Nazu Akhand: Among the Top Earners in Bangladesh’s Music Scene

Publish: 5:14 PM, May 4, 2024 | Update: 5:14 PM, May 4, 2024

Nazu Akhand, a stalwart in the Bangladeshi music industry, has established herself as one of the highest-earning performers in the country, commanding between 400,000 to 500,000 BDT per stage show. This fee places her in the upper echelon of the industry, alongside popular artists like Tahsan Khan and Habib Wahid. Nazu’s career began at a young age when she won the National Award in 1995 as a prodigious child artist. Over her 18-year career, she has been a consistent and dedicated figure in the music scene, contributing 223 play-back songs to the film industry.
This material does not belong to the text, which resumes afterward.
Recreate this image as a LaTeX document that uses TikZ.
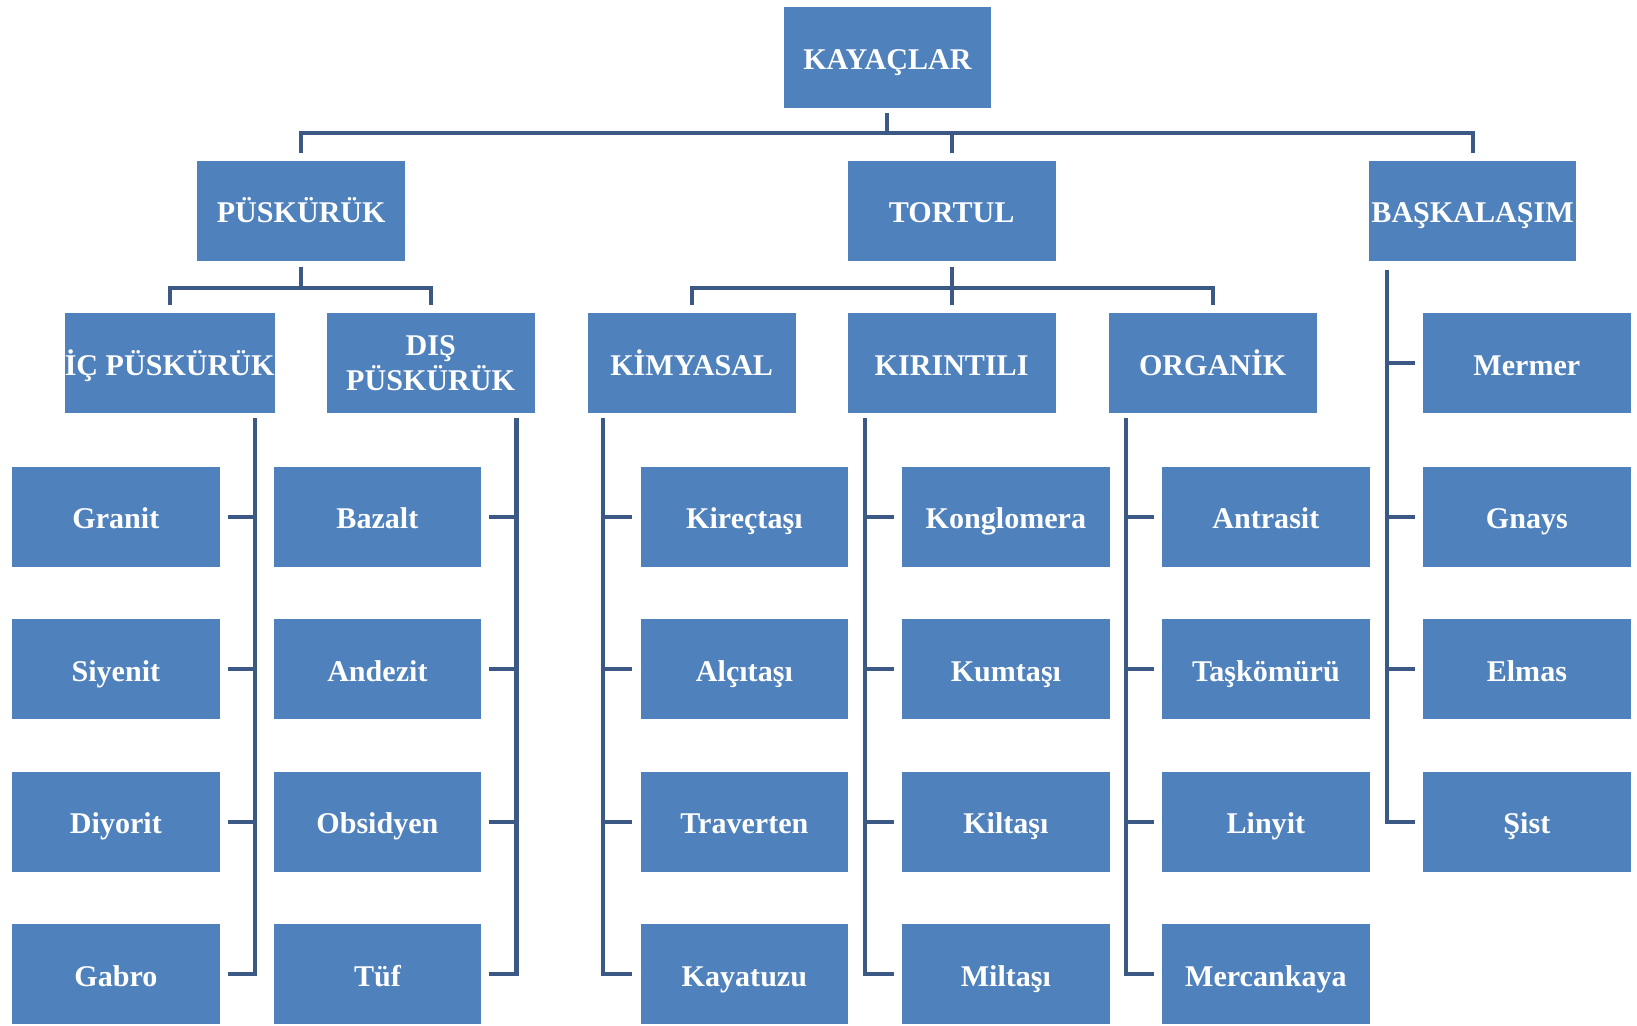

Her debut in the movie “Mayer Somman” in 2001 marked the start of a successful journey in playback singing, and she has since been featured in numerous hit films, including “Somajke Bodle Daw” and “Bhalobasar Shotru.” Beyond her contributions to film, Nazu has released several music albums that have garnered critical acclaim and commercial success. Her hit song “Aamai haat baraley jaina chhoya” earned her the ‘Citycell-Channel i Music Award’ for Popular Choice in 2009. Comparatively, Tahsan Khan, another youth favorite, also charges between 400,000 to 500,000 BDT per show, reflecting his strong appeal among the younger demographics. On the higher end, Habib Wahid, known for his unique blend of Bengali folk music with modern beats, commands fees ranging from 600,000 to 700,000 BDT, making him one of the most expensive artists to hire for a stage show. Meanwhile, artists like Imran Mahmudul and Hridoy Khan have fees ranging from 350,000 to 400,000 BDT, slightly less than Nazu but still indicative of their significant impact in the music industry. Lower-tier fees are noted for artists like S I Tutul and Sabrina Porshi, who charge between 150,000 to 200,000 BDT, showcasing a broader range of payment structures depending on the artist’s market appeal and demand. Nazu’s remuneration reflects her status as a top-tier performer and a cherished icon in Bangladesh’s cultural tapestry. Her enduring popularity and ability to draw large crowds are testaments to her skill and dedication to her craft. As the music industry continues to evolve, understanding these financial dynamics remains crucial for successfully staging live performances and supporting the vibrant cultural heritage of Bangladesh.